Tiresias is a blind prophet of Apollo who lived in Thebes. He appears in many Greek myths and is famous for his clairvoyance. He is dead by the time the events of The Odyssey take place, and is an inhabitant of the underworld. Odysseus travels there specifically to meet with Tiresias in Book 11 after Circe tells him that only Tiresias can explain how Odysseus might get back to Ithaca. 
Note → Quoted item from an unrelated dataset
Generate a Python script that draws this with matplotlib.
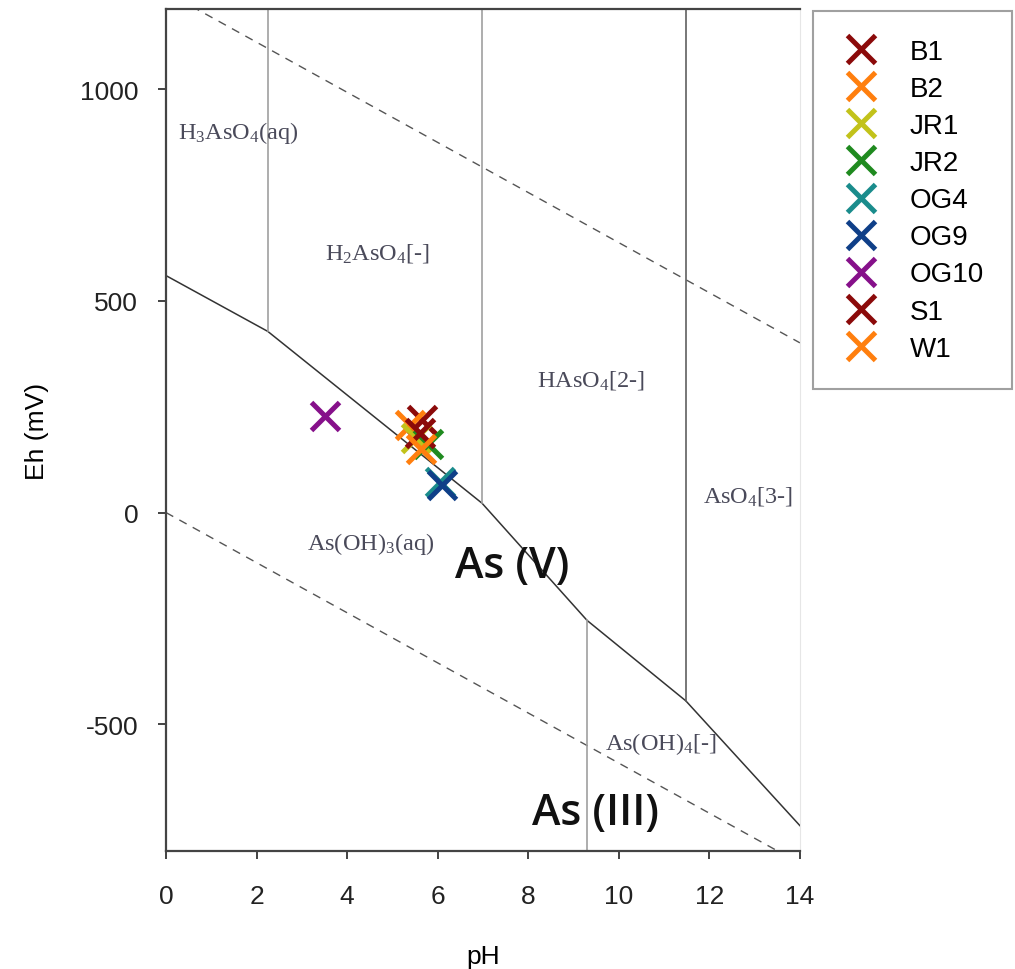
import numpy as np
import matplotlib
matplotlib.use("Agg")
import matplotlib.pyplot as plt
from matplotlib.lines import Line2D

plt.rcParams['font.family'] = ['Liberation Sans', 'DejaVu Sans']
plt.rcParams['axes.unicode_minus'] = False

# sample points (pH, Eh in mV)
samples = ['B1', 'B2', 'JR1', 'JR2', 'OG4', 'OG9', 'OG10', 'S1', 'W1']
sample_ph = [5.65, 5.39, 5.52, 5.78, 6.05, 6.09, 3.51, 5.61, 5.63]
sample_eh = [218, 206, 177, 163, 71, 66, 229, 187, 149]
sample_colors = ['#8b0a0a', '#ff7f0e', '#c2c21a', '#1f8a1f', '#1a8c8c',
                 '#0f3f88', '#86108a', '#8b0a0a', '#ff7f0e']

# As(V)/As(III) boundary vertices
redox_ph = [0.0, 2.25, 6.98, 9.30, 11.48, 14.0]
redox_eh = [560, 428, 22, -255, -445, -740]

# water stability lines
water_ph = [0.0, 14.0]
water_upper_eh = [1230, 401]
water_lower_eh = [0, -829]

# vertical species boundaries: (pH, Eh from, Eh to)
v_ph = [2.25, 6.98, 11.48]
v_lo = [428, 22, -445]
v_colors = ['#a0a0a0', '#a0a0a0', '#606060']
as3_ph = 9.30
as3_top = -255

ymin, ymax = -800, 1190

species = [r'$\mathregular{H_3AsO_4}$(aq)', r'$\mathregular{H_2AsO_4}$[-]',
           r'$\mathregular{HAsO_4}$[2-]', r'$\mathregular{AsO_4}$[3-]',
           r'$\mathregular{As(OH)_3}$(aq)', r'$\mathregular{As(OH)_4}$[-]']
species_x = [0.26, 3.51, 8.19, 11.86, 3.11, 9.69]
species_y = [899, 615, 315, 40, -71, -544]

fig = plt.figure(figsize=(10.15, 9.7), dpi=100)
ax = fig.add_axes([0.1635, 0.1216, 0.6246, 0.8681])

ax.plot(water_ph, water_upper_eh, color='#555555', lw=1.0, ls=(0, (6, 5)))
ax.plot(water_ph, water_lower_eh, color='#555555', lw=1.0, ls=(0, (6, 5)))
ax.plot(redox_ph, redox_eh, color='#333333', lw=1.1)
for x, lo, c in zip(v_ph, v_lo, v_colors):
    ax.plot([x, x], [lo, ymax], color=c, lw=1.2)
ax.plot([as3_ph, as3_ph], [ymin, as3_top], color='#a0a0a0', lw=1.2)

for x, y, s in zip(species_x, species_y, species):
    ax.text(x, y, s, family=['Liberation Serif', 'DejaVu Serif'], fontsize=17.5,
            color='#4a4a5a', ha='left', va='center')

ax.text(6.38, -125, 'As (V)', family=['Open Sans', 'DejaVu Sans'], fontsize=31,
        fontweight='semibold', color='#111111', ha='left', va='center')
ax.text(8.08, -710, 'As (III)', family=['Open Sans', 'DejaVu Sans'], fontsize=31,
        fontweight='semibold', color='#111111', ha='left', va='center')

for x, y, c in zip(sample_ph, sample_eh, sample_colors):
    ax.plot(x, y, marker='x', ms=20, mew=3.6, color=c, ls='none')

ax.set_xlim(0, 14)
ax.set_ylim(ymin, ymax)
ax.set_xticks([0, 2, 4, 6, 8, 10, 12, 14])
ax.set_yticks([-500, 0, 500, 1000])
ax.tick_params(axis='both', labelsize=19, colors='#222222', length=6,
               width=1.2)
ax.tick_params(axis='x', pad=18)
ax.tick_params(axis='y', pad=14)
for side in ['left', 'bottom', 'top']:
    ax.spines[side].set_color('#444444')
    ax.spines[side].set_linewidth(1.6)
ax.spines['right'].set_color('#e6e6e6')
ax.set_xlabel('pH', fontsize=19, labelpad=26)
ax.set_ylabel('Eh (mV)', fontsize=19, labelpad=22)

handles = [Line2D([], [], marker='x', ms=20, mew=3.6, color=c, ls='none')
           for c in sample_colors]
leg = fig.legend(handles, samples, loc='upper left',
                 bbox_to_anchor=(0.801, 0.9876), fontsize=20, frameon=True,
                 fancybox=False, edgecolor='#888888', labelspacing=0.4,
                 handletextpad=1.04, borderpad=1.0, handlelength=1.44,
                 borderaxespad=0)
leg.get_frame().set_linewidth(1.5)

fig.savefig('out.png', dpi=100)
Tiresias’s presence in The Odyssey is brief but essential. He is a powerful seer, and he uses his gifts to give Odysseus crucial advice. First and foremost, he tells him why Poseidon is targeting him—because Odysseus blinded the Cyclops, Polyphemus—and how to get past Scylla and Charybdis, two monsters known for destroying ships. He also makes a prediction: that Odysseus will make it back to Ithaca and get revenge on the suitors who are trashing his feast room and courting his wife. Tiresias’s predictions effectively outline the plot for the rest of the narrative. 
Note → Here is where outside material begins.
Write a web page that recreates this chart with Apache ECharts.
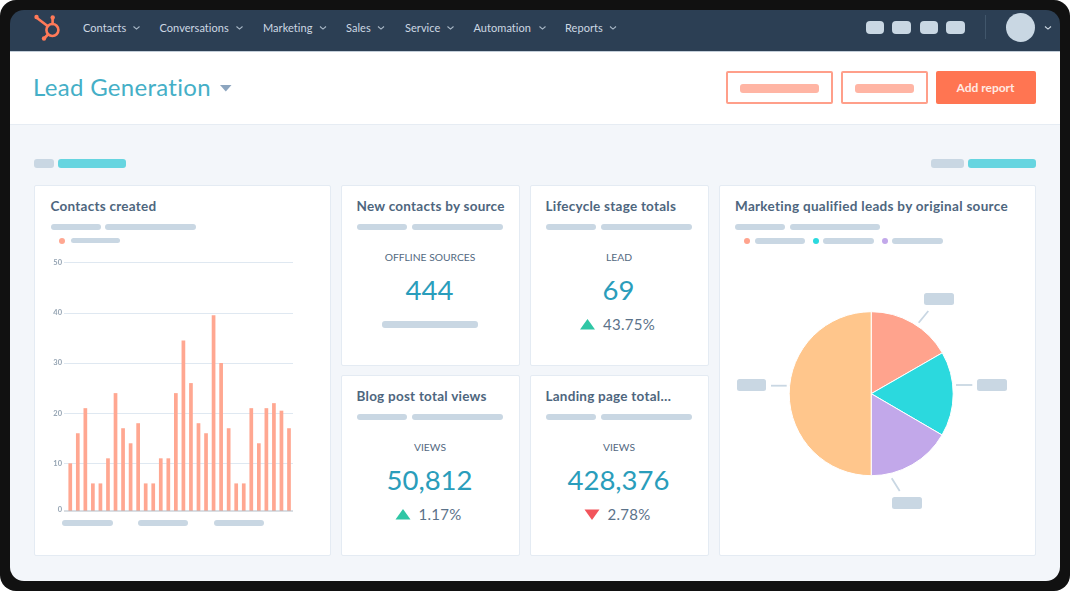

Odysseus’s episode with Tiresias is further significant because it includes a key piece of foreshadowing. Tiresias explains that Odysseus and his crew are destined to land on the island of Thrinacia. He warns Odysseus not to slaughter any of the cattle they find there because they are sacred and belong to the sun god. Ultimately, in Book 12, Odysseus’s men eat the cattle against his orders, causing Zeus to destroy Odysseus’s ship and crew. Tiresias’s warning underscores concepts like fate and prophecy, as well as justice. Just as Odysseus’s men take what isn’t theirs, so too do the suitors, and they all pay the price for it. Similarly, Odysseus will answer for his transgression—to appease Poseidon, Tiresias says that, once home, Odysseus must make another trip to a distant land, must travel until he finds a place where none have heard the of sea and do not recognize his oar, and make a sacrifice to Poseidon.